2) The California state budget confuses just about everybody, but this column by Dan Walters, makes it a little clearer.

An excerpt.

“The clearest set of numbers, however, may not be found in any version of the state budget but rather in the actual cash reports published by the state controller's office. They tell us what's coming into the state treasury from various taxes and other revenue sources and where it's being spent.

“There is some discrepancy between the controller's numbers and the budget's, because the former show what's already happened, while the latter project what's supposed to happen. But the controller's report gives us a fairly clear picture of the state's finances.
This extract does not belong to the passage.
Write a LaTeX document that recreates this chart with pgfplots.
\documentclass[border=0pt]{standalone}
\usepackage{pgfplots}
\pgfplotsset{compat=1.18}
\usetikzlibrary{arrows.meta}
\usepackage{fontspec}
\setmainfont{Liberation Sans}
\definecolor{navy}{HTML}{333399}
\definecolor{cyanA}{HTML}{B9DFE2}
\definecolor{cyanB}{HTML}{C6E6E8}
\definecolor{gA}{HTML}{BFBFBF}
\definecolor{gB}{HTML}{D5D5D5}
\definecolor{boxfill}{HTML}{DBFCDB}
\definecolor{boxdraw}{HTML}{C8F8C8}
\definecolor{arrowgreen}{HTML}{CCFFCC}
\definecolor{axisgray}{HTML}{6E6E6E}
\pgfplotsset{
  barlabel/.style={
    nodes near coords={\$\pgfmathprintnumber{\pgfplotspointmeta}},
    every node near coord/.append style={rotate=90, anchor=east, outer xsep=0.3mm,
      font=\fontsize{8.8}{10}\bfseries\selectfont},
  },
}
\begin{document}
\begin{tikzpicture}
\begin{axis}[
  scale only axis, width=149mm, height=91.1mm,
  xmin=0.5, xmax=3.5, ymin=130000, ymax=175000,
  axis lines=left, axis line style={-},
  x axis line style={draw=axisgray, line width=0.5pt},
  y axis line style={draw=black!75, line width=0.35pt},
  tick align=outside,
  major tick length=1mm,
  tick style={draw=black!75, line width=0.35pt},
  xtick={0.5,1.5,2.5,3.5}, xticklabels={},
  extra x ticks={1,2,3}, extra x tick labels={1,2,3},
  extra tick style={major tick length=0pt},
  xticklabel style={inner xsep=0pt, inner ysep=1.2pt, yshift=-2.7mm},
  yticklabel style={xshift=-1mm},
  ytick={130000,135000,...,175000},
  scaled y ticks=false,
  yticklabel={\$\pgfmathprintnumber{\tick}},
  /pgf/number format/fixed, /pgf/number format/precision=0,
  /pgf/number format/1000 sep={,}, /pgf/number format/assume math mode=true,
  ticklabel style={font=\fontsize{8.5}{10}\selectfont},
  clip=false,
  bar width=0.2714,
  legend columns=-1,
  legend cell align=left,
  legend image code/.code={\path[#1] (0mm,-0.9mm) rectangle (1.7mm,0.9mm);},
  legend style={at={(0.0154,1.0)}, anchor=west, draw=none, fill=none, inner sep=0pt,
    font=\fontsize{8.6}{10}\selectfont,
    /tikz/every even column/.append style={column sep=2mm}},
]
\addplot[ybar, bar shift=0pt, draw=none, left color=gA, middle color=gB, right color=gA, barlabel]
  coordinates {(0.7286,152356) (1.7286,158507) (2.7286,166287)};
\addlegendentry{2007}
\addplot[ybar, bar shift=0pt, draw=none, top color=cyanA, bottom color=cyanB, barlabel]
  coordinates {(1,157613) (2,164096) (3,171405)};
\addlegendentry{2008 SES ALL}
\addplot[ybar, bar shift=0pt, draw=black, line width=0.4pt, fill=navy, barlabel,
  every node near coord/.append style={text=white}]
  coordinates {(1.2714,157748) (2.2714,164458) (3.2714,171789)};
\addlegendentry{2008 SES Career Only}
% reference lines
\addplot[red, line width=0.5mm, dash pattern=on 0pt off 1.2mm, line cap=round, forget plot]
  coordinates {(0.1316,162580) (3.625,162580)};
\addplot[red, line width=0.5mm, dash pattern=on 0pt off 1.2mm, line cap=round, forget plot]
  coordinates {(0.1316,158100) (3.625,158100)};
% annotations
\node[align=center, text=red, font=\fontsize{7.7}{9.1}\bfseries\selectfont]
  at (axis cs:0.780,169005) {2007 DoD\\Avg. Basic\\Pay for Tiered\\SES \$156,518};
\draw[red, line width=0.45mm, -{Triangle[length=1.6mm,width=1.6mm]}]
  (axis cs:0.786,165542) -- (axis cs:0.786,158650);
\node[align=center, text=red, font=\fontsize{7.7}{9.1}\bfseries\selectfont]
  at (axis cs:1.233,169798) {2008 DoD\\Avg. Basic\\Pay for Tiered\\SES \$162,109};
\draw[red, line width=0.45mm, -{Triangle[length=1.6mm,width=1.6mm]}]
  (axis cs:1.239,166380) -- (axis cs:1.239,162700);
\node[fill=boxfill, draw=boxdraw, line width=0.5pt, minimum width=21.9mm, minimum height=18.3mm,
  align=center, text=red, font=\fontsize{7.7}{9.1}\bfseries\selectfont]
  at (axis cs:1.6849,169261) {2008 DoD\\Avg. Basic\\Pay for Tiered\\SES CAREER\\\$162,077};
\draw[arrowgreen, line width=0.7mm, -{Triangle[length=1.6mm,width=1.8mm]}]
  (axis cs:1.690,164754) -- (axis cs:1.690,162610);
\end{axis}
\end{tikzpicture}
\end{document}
And it's not pretty.

“During the fiscal year that ended June 30, the general fund received $96.4 billion in revenues and spent $103.4 billion. This means there was a $7 billion shortfall, much of it covered by tapping reserves, delaying some payments and borrowing several billion dollars.

“Schwarzenegger and legislators may disagree sharply on the 2008-09 budget, but they do agree that it has a $15.2 billion deficit. That would indicate, therefore, that roughly half of the overall deficit is "structural," meaning it's built into the system, and the other half is cyclical, caused by a deteriorating economy.”